I started my legal career in a small general legal practice in Adelaide’s CBD and then worked at the ATO in Adelaide for about 2 years including the old Appeals section. I was promoted to Sydney as a Senior Investigation Officer at the Commonwealth Ombudsman’s Office (dealing with complaints against the ATO) and 8 years at the Australian Government Solicitor’s Office in the tax section, finally as Principal Solicitor. I went to the Independent Bar in South Australia in 1996 specialising in tax and acting for both Commissioner and taxpayers in tax disputes and dealing with a wide range of other tax issues. I retired in 2013.
How long have you been affiliated with The Tax Institute?
I joined the Tax Institute in 1994
What does the Tax Awards mean to you, and more broadly, to the tax profession?
Tax law is often very difficult to understand and apply. It is important to be committed to achieving and maintaining excellence in both knowledge and application and in being able to apply the law ethically and to explain clearly the relevant issues to clients, the ATO, peers and in some cases, AAT members or judges. It is also vital that those with passion and ability share their tax knowledge generously with the profession. The Tax Awards identify and recognise such excellence and professionalism and in so doing, highlight their importance and provide encouragement.

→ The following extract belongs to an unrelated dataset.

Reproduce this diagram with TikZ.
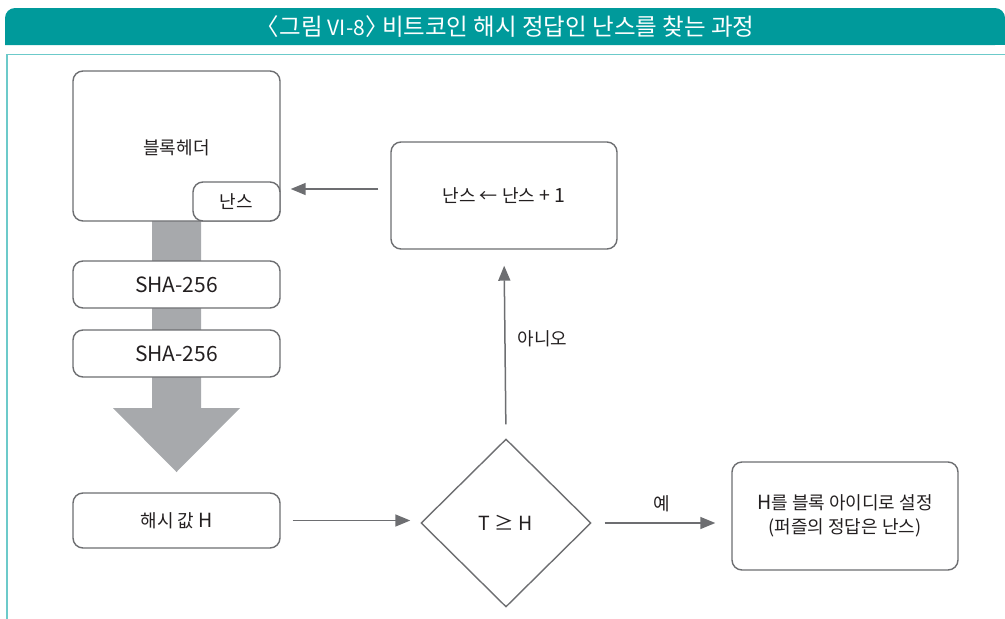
\documentclass[tikz,border=0pt]{standalone}
\usepackage{fontspec}
\setmainfont{Noto Sans CJK KR}
\usetikzlibrary{shapes.geometric,arrows.meta,calc}
\definecolor{teal1}{HTML}{009A9B}
\definecolor{teal2}{HTML}{6CCACA}
\definecolor{shaft}{HTML}{A7A9AC}
\definecolor{lgray}{HTML}{6D6E71}
\definecolor{ink}{HTML}{231F20}
\newcommand\latn[1]{{\fontsize{21}{24}\selectfont #1}}
\newcommand\latm[1]{{\fontsize{19.5}{24}\selectfont #1}}
\tikzset{
  box/.style={draw=lgray,line width=1.4pt,rounded corners=10pt,fill=white,
    inner sep=0pt,align=center,text=ink,font=\fontsize{18}{24}\selectfont},
  lab/.style={text=ink,font=\fontsize{18}{24}\selectfont,inner sep=0pt},
  conn/.style={draw=lgray,line width=1.5pt,-{Triangle[length=15pt,width=12pt]}},
}
\begin{document}
\begin{tikzpicture}[x=1pt,y=-1pt]
\useasboundingbox (0,0) rectangle (1005,619);
% header
\fill[teal1,rounded corners=10pt] (5,45) -- (5,8) -- (1005,8) -- (1005,45) [sharp corners] -- cycle;
\fill[teal1] (5,30) rectangle (1005,45);
\node[text=white,font=\fontsize{23.5}{26}\selectfont,inner sep=0pt] (title) at (511,27) {\hspace{-0.5em}〈그림 \latn{VI-8}〉\hspace{-0.5em} 비트코인 해시 정답인 난스를 찾는 과정};
% frame
\draw[teal2,line width=1.2pt] (7,619) -- (7,54.5) -- (1005,54.5);
% gray shaft arrow
\fill[shaft] (152,221) -- (201,221) -- (201,408) -- (240,408) -- (176.5,472) -- (113,408) -- (152,408) -- cycle;
% nodes
\node[box,minimum width=207pt,minimum height=150pt] (hdr) at (176.5,146) {};
\node[lab] (hdrt) at (176.5,148) {블록헤더};
\node[box,minimum width=87pt,minimum height=39pt] (nonce) at (236.5,201.5) {난스};
\node[box,minimum width=207pt,minimum height=47pt] (sha1) at (176.5,284.5) {\latn{SHA-256}};
\node[box,minimum width=207pt,minimum height=47pt] (sha2) at (176.5,353.5) {\latn{SHA-256}};
\node[box,minimum width=207pt,minimum height=55pt] (hash) at (176.5,520.5) {해시 값 \latm{H}};
\node[draw=lgray,line width=1.4pt,diamond,aspect=1.012,minimum width=170pt,minimum height=168pt,inner sep=0pt,text=ink,font=\fontsize{18}{24}\selectfont] (cmp) at (506,523) {\latm{T ≥ H}};
\node[box,minimum width=226pt,minimum height=108pt] (res) at (845,516) {\latm{H}를 블록 아이디로 설정\\(퍼즐의 정답은 난스)};
\node[box,minimum width=226pt,minimum height=107pt] (inc) at (504,195.5) {난스 ← 난스 \latm{+ 1}};
% connectors
\draw[conn,shorten <=12pt,shorten >=10pt] (hash.east) -- (hash.east -| cmp.west);
\draw[conn,shorten <=13pt,shorten >=16pt] (cmp.east) -- (cmp.east -| res.west) node[lab,midway,above=10pt] (yes) {예};
\draw[conn,shorten <=14pt,shorten >=16pt] (cmp.north) -- (inc.south) node[lab,pos=0.53,right=12pt] (no) {아니오};
\draw[conn,shorten <=12pt,shorten >=10pt] ([yshift=6.5pt]inc.west) -- ([yshift=6.5pt]inc.west -| hdr.east);
\end{tikzpicture}
\end{document}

What are 5 main tips/tricks that you looked for in the application?
- By far the most important aspect is that the applicant actually provides what is sought in the application form. So for example, where the requirement is “to provide evidence” then it is important to do that and not merely make assertions. One example is unlikely to be sufficient. It is often helpful to see very carefully edited advices (to fully protect privacy of clients).
- Where the applicant (especially if still relatively junior) is relying on work done with others it is vital to explain the extent of the contribution by the applicant. This may be done best by a supporting letter from the lead/main author.
- Supporting letters from supervisor/manager/partner or others should be specific and as far as possible address the criteria in some detail. It might be helpful for them to read the application so they are aware of the claims. Usually they would also have something extra such as strength or an example (ie not in the application) to add.
- The judge might be an accountant or lawyer. The applicant should not assume the judge knows about their particular workplace (eg a Big 4 firm), for example whether promotions have been rapid or the type or level of work done at their position.
What do you look for in an application?
- Satisfying the range of criteria including excellence in tax work appropriate to experience including ongoing tax training (and/or handing on knowledge if senior/skilful enough), leadership qualities shown in practice and unselfishness in voluntary tax professional involvement such as committee membership and/or presenting papers for Tax Institute. This needs to go beyond simply furthering career or doing what might be expected by firm.
- Clear evidence to support claims
- Passion for tax
What are 4 main reasons to apply for the Tax Awards?
- To further your reputation amongst clients and peers and senior staff if you are a finalist or winner of an award.
- To step back for a short while from the normal hectic workload and think seriously about the factors that go towards being (or becoming) an excellent tax professional.
- To show leadership in the profession.
- To show you are serious about being (or becoming) an excellent tax professional.